A nosotros nos quedan las migas, las que les dejan a los giles. Pero hay algo que todavía no tuvimos en cuenta, y que la historia debe recordarnos: en los momentos de desilusión, de colapso, de emergencia, el hombre siempre vuelve a empezar por el hombre. No por lo que tiene, sino por lo que es. Desde la noche de los tiempos.
No se trata del instinto de supervivencia ni del gran reset: ya no seríamos capaces de dejarnos guiar ni por lo uno ni por lo otro, aunque quisiéramos. Se trata de un cambio de rumbo, ni siquiera tan innovador, para no abandonar la lógica del “mínimo gasto, máximo rendimiento” tan querida por nosotros, chimpancés evolucionados y perezosos. El hombre necesita volver al centro de su propia existencia, en todo y por todo.
En la época de la técnica debemos volver a pensar al ser humano como eje, y no como mero ejecutor.

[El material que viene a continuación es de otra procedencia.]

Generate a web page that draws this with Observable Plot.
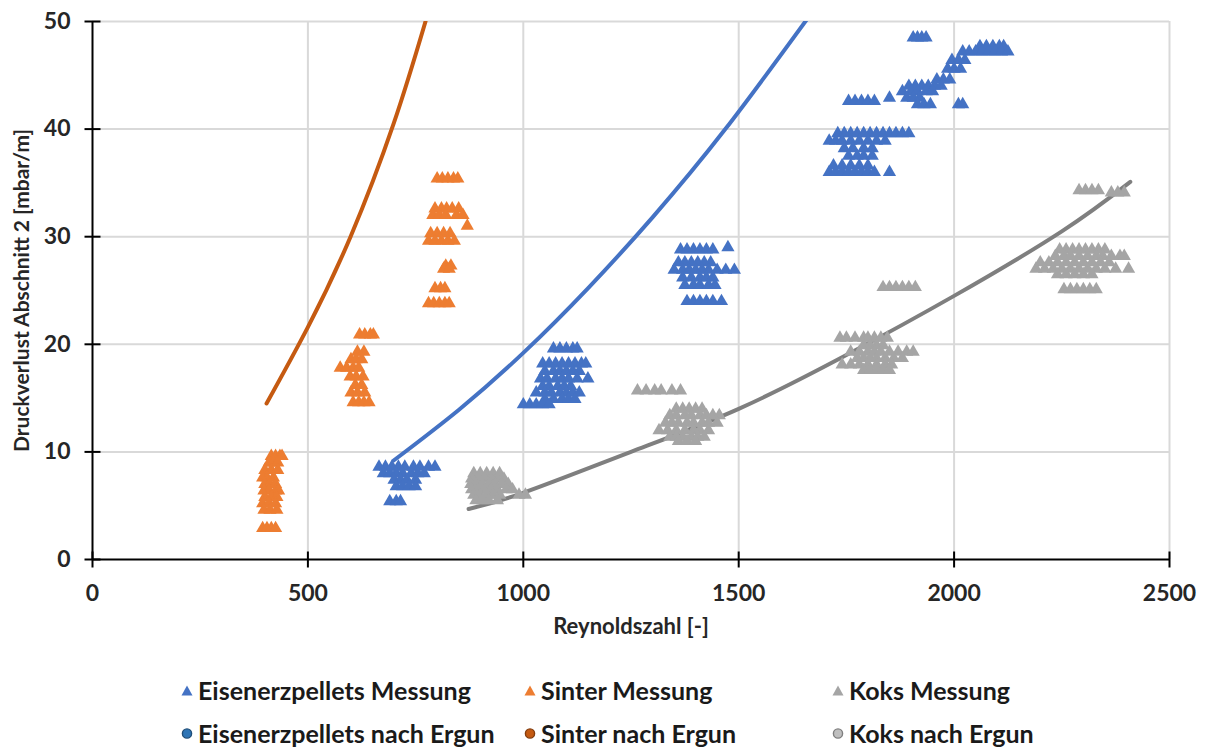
<!DOCTYPE html>
<html><head><meta charset="utf-8">
<script src="https://cdn.jsdelivr.net/npm/d3@7"></script>
<script src="https://cdn.jsdelivr.net/npm/@observablehq/plot@0.6"></script>
<style>
body{margin:0;background:#fff;font-family:Lato,"Open Sans",sans-serif;}
#wrap{position:relative;width:1207px;height:749px;overflow:hidden;}
#legend{position:absolute;left:0;top:0;width:1207px;height:749px;pointer-events:none;}
.item{position:absolute;display:flex;align-items:center;font-weight:bold;font-size:25px;line-height:1;color:#1a1a1a;white-space:nowrap;transform:translateY(-50%);}
.item svg{margin-right:5px;}
</style></head><body><div id="wrap"><div id="chart"></div><div id="legend"></div></div>
<script>
// ---- axis ticks ----
const xTicks = [0, 500, 1000, 1500, 2000, 2500];
const yTicks = [0, 10, 20, 30, 40, 50];
const xLabel = "Reynoldszahl [-]";
const yLabel = "Druckverlust Abschnitt 2 [mbar/m]";

// ---- measurements: rows of [pressure drop, [Reynolds numbers...]] ----
const sinterMessung = [
  [9.6,[415,425,435,440]],[9.0,[410,420,430]],[8.3,[400,415,430]],[7.6,[395,405,420]],
  [7.0,[400,412,425]],[6.4,[398,410,425,432]],[5.8,[400,415,428]],[5.2,[395,410,425]],
  [4.6,[398,412,428]],[2.9,[395,405,415,425]],
  [20.9,[620,632,645,652]],[19.3,[615,630]],[18.6,[600,612,625]],[17.8,[575,590,605,618]],
  [17.0,[598,612,628]],[16.2,[610,625]],[15.5,[600,615,632]],[14.6,[605,618,630,642]],
  [35.4,[800,812,825,838,848]],[32.6,[795,810,822,835,850]],[32.0,[790,805,820,845,860]],
  [31.0,[870]],[30.3,[785,800,815,830]],[29.6,[780,795,810,825,840]],[27.3,[820,832]],
  [27.0,[815,828]],[25.2,[795,808,818]],[23.8,[780,792,805,818,828]]
];
const eisenMessung = [
  [8.6,[665,680,695,710,725,745,760,780,795]],[8.0,[675,690,705,720,740,755,770]],
  [7.4,[700,715,730,750]],[6.8,[705,720,735,750]],[5.4,[690,705,715]],
  [19.6,[1070,1085,1100,1115,1125]],[18.2,[1045,1060,1075,1090,1105,1120,1135,1145]],
  [17.5,[1050,1070,1085,1100,1115,1130]],[16.8,[1040,1055,1075,1090,1105,1125,1150]],
  [16.1,[1045,1060,1080,1095,1110]],[15.5,[1030,1050,1065,1085,1100,1115,1130]],
  [14.9,[1050,1070,1090,1105,1120]],[14.4,[1000,1015,1030,1045,1060]],
  [28.8,[1365,1380,1395,1410,1425,1440]],[29.0,[1475]],[27.6,[1360,1375,1390,1405,1420,1435]],
  [26.9,[1350,1370,1385,1400,1415,1430,1450,1470,1490]],[26.2,[1370,1390,1410,1425,1440]],
  [25.5,[1375,1395,1410,1430,1445]],[24.0,[1380,1395,1410,1425,1440,1460]],
  [42.6,[1755,1770,1785,1800,1815]],
  [39.6,[1730,1745,1760,1775,1790,1805,1820,1835,1850,1865,1880,1895]],
  [38.9,[1710,1725,1740,1760,1780,1800,1820,1840]],[38.2,[1745,1765,1790,1810]],
  [37.5,[1755,1775,1790,1810]],[36.6,[1720,1740,1760,1780,1800]],
  [36.0,[1710,1725,1740,1755,1770,1785,1800,1815,1850]],
  [48.5,[1905,1915,1925,1935]],[47.7,[2060,2075,2090,2105,2115]],
  [47.2,[2020,2035,2050,2065,2080,2095,2110,2125]],[46.4,[1995,2010,2025]],
  [45.6,[1985,2000,2015]],[44.6,[1960,1975,1990]],[44.0,[1895,1910,1925,1940,1955,1970]],
  [43.5,[1880,1900,1915,1935,1950]],[42.9,[1850,1890,1905,1920]],[42.3,[1915,1930,1945,2010,2020]]
];
const koksMessung = [
  [8.0,[885,900,915,930,945]],[7.5,[880,895,910,925,940,955]],[7.0,[878,890,905,920,935,950,965]],
  [6.5,[880,895,910,925,940,960,975]],[6.0,[885,900,915,930,945,990,1005]],[5.5,[890,905,920,940]],
  [15.7,[1265,1285,1305,1320,1345,1365]],
  [14.0,[1355,1370,1385,1400,1415]],[13.4,[1340,1355,1375,1390,1410,1425,1440,1455]],
  [12.7,[1330,1345,1360,1380,1395,1415,1430,1450]],[12.0,[1315,1335,1355,1375,1395,1410,1430]],
  [11.4,[1340,1355,1370,1390,1405,1420]],[11.0,[1360,1380,1400]],
  [25.3,[1835,1850,1865,1880,1895,1910]],[20.6,[1735,1750,1770,1790,1800,1815,1830,1845]],
  [19.9,[1790,1805,1820,1835]],[19.3,[1760,1780,1800,1815,1830,1850,1870,1890,1905]],
  [18.7,[1775,1790,1805,1820,1840,1860,1880]],[18.1,[1740,1760,1780,1800,1820,1840,1855]],
  [17.6,[1790,1805,1820,1835,1850]],
  [34.3,[2290,2305,2320,2335]],[34.1,[2365,2380,2395]],
  [28.8,[2245,2260,2275,2290,2305,2320,2335,2350]],
  [28.2,[2235,2255,2270,2290,2310,2330,2345,2365,2385,2395]],
  [27.6,[2200,2220,2240,2260,2280,2300,2320,2340,2360]],
  [27.0,[2190,2210,2230,2250,2270,2290,2310,2330,2350,2375,2405]],
  [26.5,[2240,2260,2280,2300,2320]],[25.1,[2255,2270,2285,2300,2315,2330]]
];

// ---- Ergun curves ----
const sinterErgunRe = [404, 500, 599, 699, 773];
const sinterErgunY  = [14.5, 21.6, 30.0, 40.5, 50.0];
const eisenErgunRe  = [699, 850, 1000, 1150, 1300, 1469, 1662];
const eisenErgunY   = [9.2, 13.9, 19.2, 25.2, 31.8, 40.0, 50.4];
const koksErgunRe   = [873, 1000, 1250, 1500, 1750, 2000, 2250, 2409];
const koksErgunY    = [4.7, 6.2, 10.0, 14.0, 19.0, 24.5, 30.5, 35.1];

// ---- series / legend ----
const seriesNames = ["Eisenerzpellets Messung","Sinter Messung","Koks Messung",
                     "Eisenerzpellets nach Ergun","Sinter nach Ergun","Koks nach Ergun"];
const measColors = {"Eisenerzpellets Messung":"#4472c4","Sinter Messung":"#ed7d31","Koks Messung":"#a5a5a5"};
const lineColors = {"Eisenerzpellets nach Ergun":"#4472c4","Sinter nach Ergun":"#c55a11","Koks nach Ergun":"#7f7f7f"};
const legendCircle = {"Eisenerzpellets nach Ergun":["#2e75b6","#1f4e79"],"Sinter nach Ergun":["#c55a11","#843c0c"],"Koks nach Ergun":["#bfbfbf","#7f7f7f"]};

function flatten(rows, series){
  const out=[];
  for(const [y, res] of rows) for(const re of res) out.push({re, y, series});
  return out;
}
const points = [
  ...flatten(sinterMessung,"Sinter Messung"),
  ...flatten(eisenMessung,"Eisenerzpellets Messung"),
  ...flatten(koksMessung,"Koks Messung")
];
function curve(res, ys, series){ return res.map((re,i)=>({re, y: ys[i], series})); }
const curves = [
  curve(sinterErgunRe, sinterErgunY, "Sinter nach Ergun"),
  curve(eisenErgunRe, eisenErgunY, "Eisenerzpellets nach Ergun"),
  curve(koksErgunRe, koksErgunY, "Koks nach Ergun")
];

const vTick = {draw(ctx){ ctx.moveTo(0,-8); ctx.lineTo(0,8); }};
const hTick = {draw(ctx){ ctx.moveTo(-8,0); ctx.lineTo(8,0); }};

const chart = Plot.plot({
  width: 1207, height: 660,
  marginTop: 21, marginLeft: 92, marginRight: 38, marginBottom: 101,
  style: {fontFamily: "Lato, 'Open Sans', sans-serif", fontWeight: "bold", background: "#fff"},
  x: {domain: [0, 2500]},
  y: {domain: [0, 50]},
  marks: [
    Plot.ruleX(xTicks.filter(d => d > 0), {stroke: "#d9d9d9", strokeWidth: 2}),
    Plot.ruleY(yTicks.filter(d => d > 0), {stroke: "#d9d9d9", strokeWidth: 2}),
    ...curves.map(c => Plot.line(c, {x: "re", y: "y", stroke: lineColors[c[0].series], strokeWidth: 4, curve: "natural", clip: true})),
    ...["Sinter Messung","Eisenerzpellets Messung","Koks Messung"].map(s =>
      Plot.dot(points.filter(p => p.series === s), {x: "re", y: "y", symbol: "triangle", r: 4.9, fill: measColors[s], stroke: "none"})),
    Plot.ruleY([0], {stroke: "#000", strokeWidth: 2}),
    Plot.ruleX([0], {stroke: "#000", strokeWidth: 2}),
    Plot.dot(xTicks, {x: d => d, y: yTicks[0], symbol: vTick, stroke: "#000", strokeWidth: 2, fill: "none"}),
    Plot.dot(yTicks, {x: xTicks[0], y: d => d, symbol: hTick, stroke: "#000", strokeWidth: 2, fill: "none"}),
    Plot.axisX(xTicks, {tickSize: 0, tickPadding: 25, fontSize: 23, fontWeight: "bold", fill: "#262626", label: null, tickFormat: d => String(d)}),
    Plot.axisY(yTicks, {tickSize: 0, tickPadding: 22, fontSize: 23, fontWeight: "bold", fill: "#262626", label: null, tickFormat: d => String(d)}),
    Plot.text([xLabel], {frameAnchor: "bottom", dy: 74, text: d => d, textAnchor: "middle", fontSize: 22, fontWeight: "bold", fill: "#262626"}),
    Plot.text([yLabel], {frameAnchor: "left", dx: -70, rotate: -90, text: d => d, textAnchor: "middle", fontSize: 21, fontWeight: "bold", fill: "#262626"})
  ]
});
document.getElementById("chart").appendChild(chart);

// ---- legend (HTML below the SVG) ----
const legendCols = [181, 524, 832];
const legendRows = [690, 733];
const legend = document.getElementById("legend");
seriesNames.forEach((name, i) => {
  const col = i % 3, row = Math.floor(i / 3);
  const div = document.createElement("div");
  div.className = "item";
  div.style.left = legendCols[col] + "px";
  div.style.top = legendRows[row] + "px";
  let marker;
  if (row === 0) {
    marker = `<svg width="12" height="12" viewBox="0 0 12 12"><path d="M6 1 L11.5 11 L0.5 11 Z" fill="${measColors[name]}"/></svg>`;
  } else {
    const [f, s] = legendCircle[name];
    marker = `<svg width="12" height="12" viewBox="0 0 12 12"><circle cx="6" cy="6" r="4.6" fill="${f}" stroke="${s}" stroke-width="1.4"/></svg>`;
  }
  div.innerHTML = marker + `<span>${name}</span>`;
  legend.appendChild(div);
});
</script></body></html>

El Estado debe reapropiarse del destino de sus ciudadanos: servirse del mercado, y no dejar que el mercado se sirva de él. Que la economía se desprenda de todos los andamiajes superfluos y devuelva al centro su objetivo principal: el bienestar del hombre como tal, no del hombre como empresa.
Que el arte y la cultura vuelvan a celebrar al hombre en su totalidad: en sus complejidades y contradicciones. Que no sean solo una manera distinta de ganarse la vida; que recuperen su esencia más pura.
Que la protesta y el disenso se desborden, para despertar a los dormidos. Ya no podemos dejarnos domesticar por quienes nos lo prometieron todo para después no devolvernos nada. No podemos permitir que una máquina que demostró estar lejos de ser perfecta siga decidiendo por nosotros.
Podemos ser felices y lo hemos olvidado. Podemos ir tras esa felicidad devolviéndonos el valor que merecemos, no solo el que el sistema nos adjudicó según cuánto hayamos producido. Que lo humano vuelva a ser humano y se olvide de haber sido engranaje. Que el pensamiento, la palabra, la idea sean las herramientas para volver a poner al hombre en el centro de su mundo.
Hagamos que todos se den cuenta de que fueron estafados, y hagámoslo pronto. Solo entonces podremos, por fin, respirar y dejarnos acariciar por una luz tenue, pero poderosísima: la del alba de un nuevo humanismo.